Currently functioning as Global Head - Sustainability with one of the leading IT Companies in India. I was a partner with one of the leading professional services firm before this and lead the biggest advisory teams in the field of sustainability, ESG and Climate Change in Asia between 2012 - 2021. My interests spans beyond the subject space of Sustainability, ESG and Climate Change to Nature Photography and a bit of painting. I published 2 books "Still Speaking" Volume 1 & 2, in 2020. These books were a collection of photographs (Stills) and what they spoke to me.

4 comments

  1. ” Opportunity” talk is to make Sustainablity palatable for the corporates. An appeasement for the ever greedy world. Even after all the awareness today among all & sundry about global warming , finances don’t come at concession. Still going after relatively lower hanging fruit of RE. Opportunity face is for the reluctant, for the non- believer.

  2. Santosh, u have taken a complicated subject, that many just don’t comprehend, and made it so easy to understand. U have put your finger on the right buttons. Now where do we go from here? How can this become a movement so as to have the desired impact?

    1. The problem is also that we are trying to become sustainable sitting inside the same systems and processes that created the challenge. The opportunity narrative is stating that the kind of capitalism that created it can cure it. It requires big changes and it will not happen immediately. But the work has to start from foundation. Accounting cannot be taught in the conventional manner, it needs to integrate natural and social capital accounting. MBA cannot be taught in the same conventional manner and have a guest lecture on sustainability. No, business needs to be taught to internalize environmental and social externalities. Law needs to taught with intergenerational rights. There has to be some big policy shifts.
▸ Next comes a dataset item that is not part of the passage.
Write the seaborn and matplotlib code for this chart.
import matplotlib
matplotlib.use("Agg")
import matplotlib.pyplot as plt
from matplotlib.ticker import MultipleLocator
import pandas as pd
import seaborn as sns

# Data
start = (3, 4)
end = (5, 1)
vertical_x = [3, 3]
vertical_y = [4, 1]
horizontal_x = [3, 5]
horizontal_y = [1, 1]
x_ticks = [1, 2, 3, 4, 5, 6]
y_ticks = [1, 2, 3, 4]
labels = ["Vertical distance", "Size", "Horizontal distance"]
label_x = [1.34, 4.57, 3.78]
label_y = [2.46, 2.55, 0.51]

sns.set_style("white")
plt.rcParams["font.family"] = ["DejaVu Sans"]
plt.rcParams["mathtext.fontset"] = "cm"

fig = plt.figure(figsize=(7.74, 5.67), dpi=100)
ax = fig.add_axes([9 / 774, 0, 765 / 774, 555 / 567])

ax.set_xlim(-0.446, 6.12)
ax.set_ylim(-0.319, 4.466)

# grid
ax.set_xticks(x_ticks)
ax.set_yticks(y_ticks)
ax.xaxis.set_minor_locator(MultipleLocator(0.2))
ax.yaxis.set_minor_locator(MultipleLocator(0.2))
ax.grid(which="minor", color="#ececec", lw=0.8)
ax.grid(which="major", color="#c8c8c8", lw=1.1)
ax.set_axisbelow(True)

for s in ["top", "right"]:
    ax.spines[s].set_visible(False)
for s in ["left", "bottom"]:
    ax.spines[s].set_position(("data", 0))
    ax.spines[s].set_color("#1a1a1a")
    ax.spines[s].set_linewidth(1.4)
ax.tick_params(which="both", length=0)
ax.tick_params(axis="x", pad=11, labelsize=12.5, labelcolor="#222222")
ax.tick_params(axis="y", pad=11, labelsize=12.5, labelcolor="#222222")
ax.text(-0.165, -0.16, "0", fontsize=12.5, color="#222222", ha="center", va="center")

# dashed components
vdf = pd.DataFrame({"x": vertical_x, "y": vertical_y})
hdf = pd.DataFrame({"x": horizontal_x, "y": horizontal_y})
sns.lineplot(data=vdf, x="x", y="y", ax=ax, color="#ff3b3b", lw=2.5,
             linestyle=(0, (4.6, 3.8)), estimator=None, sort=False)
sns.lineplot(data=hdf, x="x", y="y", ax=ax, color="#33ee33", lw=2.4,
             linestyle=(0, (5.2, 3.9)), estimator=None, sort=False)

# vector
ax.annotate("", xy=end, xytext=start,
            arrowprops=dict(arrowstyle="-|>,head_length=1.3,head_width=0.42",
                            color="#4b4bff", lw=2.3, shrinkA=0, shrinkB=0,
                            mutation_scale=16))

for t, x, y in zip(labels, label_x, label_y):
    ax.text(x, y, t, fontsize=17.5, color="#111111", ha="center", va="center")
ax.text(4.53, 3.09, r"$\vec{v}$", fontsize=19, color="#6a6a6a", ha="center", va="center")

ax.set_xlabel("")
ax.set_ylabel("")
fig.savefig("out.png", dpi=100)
GDP cannot be the measure of progress because if we consume more, produce more and waste more, GDP increases. CEO’s should be accountable for long term and quarterly results should move out.
      For these policy shifts we need social movements, consumer movements. The sustainability integration to education should create a new norm of progress.
      I hope I am making sense.

  3. Well and truly boldly and bravely presented.Ref.to a Malayali proverb sums up all.’quick fixes,low hanging fruits,baby steps’ though easy to do,would deviate d focus.